Problem requirements:
Please set down all the lines beneath this one exactly, without the pictures.

Data provided:
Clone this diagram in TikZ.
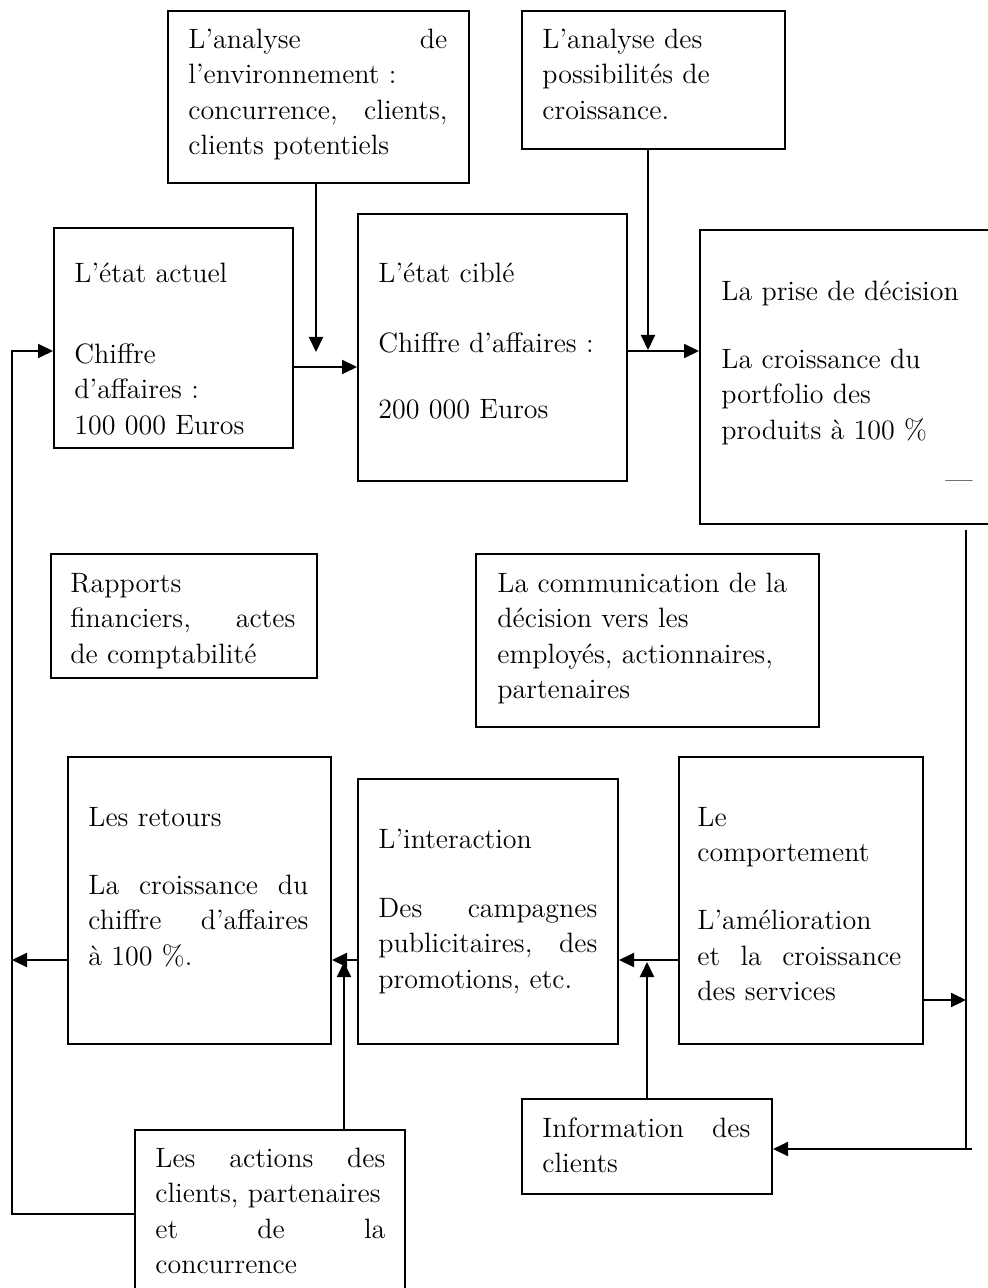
\documentclass[tikz,border=0pt]{standalone}
\usepackage{tikz}
\usetikzlibrary{arrows.meta,positioning}
\tikzstyle{box} = [draw, line width=1pt, rectangle, anchor=north west, inner sep=0pt]
\tikzstyle{txt} = [anchor=north west, inner sep=0pt, align=left, font=\fontsize{14}{17.75}\selectfont, execute at begin node=\strut]
\tikzstyle{arrow} = [line width=1pt, -{Triangle[length=7.5pt,width=7pt]}]
\tikzstyle{link} = [line width=1pt]

\begin{document}
\begin{tikzpicture}[x=0.5pt, y=-0.5pt]
\useasboundingbox (0,0) rectangle (987,1288);

% Upper row
\node[box, minimum width=150.5pt, minimum height=86pt] (env) at (167,10) {};
\node[txt, text width=129.5pt] (env-t) at (188,23) {L’analyse \hfill de\\ l’environnement :\\ concurrence,\hfill clients,\\ clients potentiels};

\node[box, minimum width=131.5pt, minimum height=69pt] (poss) at (521,10) {};
\node[txt, text width=120pt] (poss-t) at (542,23) {L’analyse des\\ possibilités de\\ croissance.};

\node[box, minimum width=119.5pt, minimum height=110pt] (actuel) at (53,227) {};
\node[txt, text width=105pt] (actuel-t) at (74,257) {L’état actuel\\[22.75pt] Chiffre\\ d’affaires :\\ 100 000 Euros};

\node[box, minimum width=134.5pt, minimum height=133.5pt] (cible) at (357,213) {};
\node[txt, text width=120pt] (cible-t) at (378,257) {L’état ciblé\\[17.25pt] Chiffre d’affaires :\\[15.25pt] 200 000 Euros};

\node[box, minimum width=150pt, minimum height=147pt] (prise) at (699,229) {};
\node[txt, text width=130pt] (prise-t) at (721,275) {La prise de décision\\[16.25pt] La croissance du\\ portfolio des\\ produits à 100~\%};
\node[txt, anchor=base west] (dash) at (945,488) {—};

% Middle row
\node[box, minimum width=133pt, minimum height=62pt] (rapports) at (50,553) {};
\node[txt, text width=112.5pt] (rapports-t) at (70,567) {Rapports\\ financiers,\hfill actes\\ de comptabilité};

\node[box, minimum width=171.5pt, minimum height=86.5pt] (comm) at (475,553) {};
\node[txt, text width=155pt] (comm-t) at (497,567) {La communication de la\\ décision vers les\\ employés, actionnaires,\\ partenaires};

% Lower row
\node[box, minimum width=131.5pt, minimum height=143.5pt] (retours) at (67,756) {};
\node[txt, text width=110pt] (retours-t) at (88,801) {Les retours\\[16.25pt] La \hfill croissance \hfill du\\ chiffre \hfill d’affaires\\ à 100~\%.};

\node[box, minimum width=130pt, minimum height=132.5pt] (inter) at (357,778) {};
\node[txt, text width=109.5pt] (inter-t) at (378,823) {L’interaction\\[16.75pt] Des \hfill campagnes\\ publicitaires,\hfill des\\ promotions, etc.};

\node[box, minimum width=122pt, minimum height=143.5pt] (comport) at (678,756) {};
\node[txt, text width=102pt] (comport-t) at (697,801) {Le\\ comportement\\[16.25pt] L’amélioration\\ et \hfill la \hfill croissance\\ des services};

\node[box, minimum width=125pt, minimum height=47.5pt] (info) at (521,1098) {};
\node[txt, text width=104pt] (info-t) at (542,1112) {Information \hfill des\\ clients};

\node[box, minimum width=135pt, minimum height=100pt] (actions) at (134,1129) {};
\node[txt, text width=115pt] (actions-t) at (155,1142) {Les \hfill actions \hfill des\\ clients, partenaires\\ et \hfill de \hfill la\\ concurrence};

% Upper flow
\coordinate (envtip) at (316,352);
\coordinate (posstip) at (648,350);
\draw[arrow] (envtip |- env.south) -- (envtip);
\draw[arrow] (posstip |- poss.south) -- (posstip);
\draw[arrow] (actuel.east |- 0,367) -- (cible.west |- 0,367);
\draw[arrow] (cible.east |- 0,351) -- (prise.west |- 0,351);

% Lower flow
\draw[arrow] (comport.west |- 0,960) -- (inter.east |- 0,960);
\draw[arrow] (inter.west |- 0,960) -- (retours.east |- 0,960);
\coordinate (backL) at (12,960);
\draw[arrow] (retours.west |- backL) -- (backL);
\coordinate (acttip) at (344,962);
\coordinate (infotip) at (647,962);
\draw[arrow] (acttip |- actions.north) -- (acttip);
\draw[arrow] (infotip |- info.north) -- (infotip);

% Left loop
\coordinate (loopL) at (12,351);
\draw[arrow] (actions.west |- 0,1214) -| (loopL) -- (loopL -| actuel.west);

% Right loop
\coordinate (rtop) at (966,530);
\coordinate (rbot) at (966,1149);
\draw[link] (rtop) -- (rbot);
\draw[arrow] ([xshift=3pt]rbot) -- (rbot -| info.east);
\draw[arrow] (comport.east |- 0,1000) -- (rtop |- 0,1000);
\end{tikzpicture}
\end{document}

Worked solution:
Clone this diagram in TikZ.
\documentclass[tikz,border=0pt]{standalone}
\usepackage{tikz}
\usetikzlibrary{arrows.meta,positioning}
\tikzstyle{box} = [draw, line width=1pt, rectangle, anchor=north west, inner sep=0pt]
\tikzstyle{txt} = [anchor=north west, inner sep=0pt, align=left, font=\fontsize{14}{17.75}\selectfont, execute at begin node=\strut]
\tikzstyle{arrow} = [line width=1pt, -{Triangle[length=7.5pt,width=7pt]}]
\tikzstyle{link} = [line width=1pt]

\begin{document}
\begin{tikzpicture}[x=0.5pt, y=-0.5pt]
\useasboundingbox (0,0) rectangle (987,1288);

% Upper row
\node[box, minimum width=150.5pt, minimum height=86pt] (env) at (167,10) {};
\node[txt, text width=129.5pt] (env-t) at (188,23) {L’analyse \hfill de\\ l’environnement :\\ concurrence,\hfill clients,\\ clients potentiels};

\node[box, minimum width=131.5pt, minimum height=69pt] (poss) at (521,10) {};
\node[txt, text width=120pt] (poss-t) at (542,23) {L’analyse des\\ possibilités de\\ croissance.};

\node[box, minimum width=119.5pt, minimum height=110pt] (actuel) at (53,227) {};
\node[txt, text width=105pt] (actuel-t) at (74,257) {L’état actuel\\[22.75pt] Chiffre\\ d’affaires :\\ 100 000 Euros};

\node[box, minimum width=134.5pt, minimum height=133.5pt] (cible) at (357,213) {};
\node[txt, text width=120pt] (cible-t) at (378,257) {L’état ciblé\\[17.25pt] Chiffre d’affaires :\\[15.25pt] 200 000 Euros};

\node[box, minimum width=150pt, minimum height=147pt] (prise) at (699,229) {};
\node[txt, text width=130pt] (prise-t) at (721,275) {La prise de décision\\[16.25pt] La croissance du\\ portfolio des\\ produits à 100~\%};
\node[txt, anchor=base west] (dash) at (945,488) {—};

% Middle row
\node[box, minimum width=133pt, minimum height=62pt] (rapports) at (50,553) {};
\node[txt, text width=112.5pt] (rapports-t) at (70,567) {Rapports\\ financiers,\hfill actes\\ de comptabilité};

\node[box, minimum width=171.5pt, minimum height=86.5pt] (comm) at (475,553) {};
\node[txt, text width=155pt] (comm-t) at (497,567) {La communication de la\\ décision vers les\\ employés, actionnaires,\\ partenaires};

% Lower row
\node[box, minimum width=131.5pt, minimum height=143.5pt] (retours) at (67,756) {};
\node[txt, text width=110pt] (retours-t) at (88,801) {Les retours\\[16.25pt] La \hfill croissance \hfill du\\ chiffre \hfill d’affaires\\ à 100~\%.};

\node[box, minimum width=130pt, minimum height=132.5pt] (inter) at (357,778) {};
\node[txt, text width=109.5pt] (inter-t) at (378,823) {L’interaction\\[16.75pt] Des \hfill campagnes\\ publicitaires,\hfill des\\ promotions, etc.};

\node[box, minimum width=122pt, minimum height=143.5pt] (comport) at (678,756) {};
\node[txt, text width=102pt] (comport-t) at (697,801) {Le\\ comportement\\[16.25pt] L’amélioration\\ et \hfill la \hfill croissance\\ des services};

\node[box, minimum width=125pt, minimum height=47.5pt] (info) at (521,1098) {};
\node[txt, text width=104pt] (info-t) at (542,1112) {Information \hfill des\\ clients};

\node[box, minimum width=135pt, minimum height=100pt] (actions) at (134,1129) {};
\node[txt, text width=115pt] (actions-t) at (155,1142) {Les \hfill actions \hfill des\\ clients, partenaires\\ et \hfill de \hfill la\\ concurrence};

% Upper flow
\coordinate (envtip) at (316,352);
\coordinate (posstip) at (648,350);
\draw[arrow] (envtip |- env.south) -- (envtip);
\draw[arrow] (posstip |- poss.south) -- (posstip);
\draw[arrow] (actuel.east |- 0,367) -- (cible.west |- 0,367);
\draw[arrow] (cible.east |- 0,351) -- (prise.west |- 0,351);

% Lower flow
\draw[arrow] (comport.west |- 0,960) -- (inter.east |- 0,960);
\draw[arrow] (inter.west |- 0,960) -- (retours.east |- 0,960);
\coordinate (backL) at (12,960);
\draw[arrow] (retours.west |- backL) -- (backL);
\coordinate (acttip) at (344,962);
\coordinate (infotip) at (647,962);
\draw[arrow] (acttip |- actions.north) -- (acttip);
\draw[arrow] (infotip |- info.north) -- (infotip);

% Left loop
\coordinate (loopL) at (12,351);
\draw[arrow] (actions.west |- 0,1214) -| (loopL) -- (loopL -| actuel.west);

% Right loop
\coordinate (rtop) at (966,530);
\coordinate (rbot) at (966,1149);
\draw[link] (rtop) -- (rbot);
\draw[arrow] ([xshift=3pt]rbot) -- (rbot -| info.east);
\draw[arrow] (comport.east |- 0,1000) -- (rtop |- 0,1000);
\end{tikzpicture}
\end{document}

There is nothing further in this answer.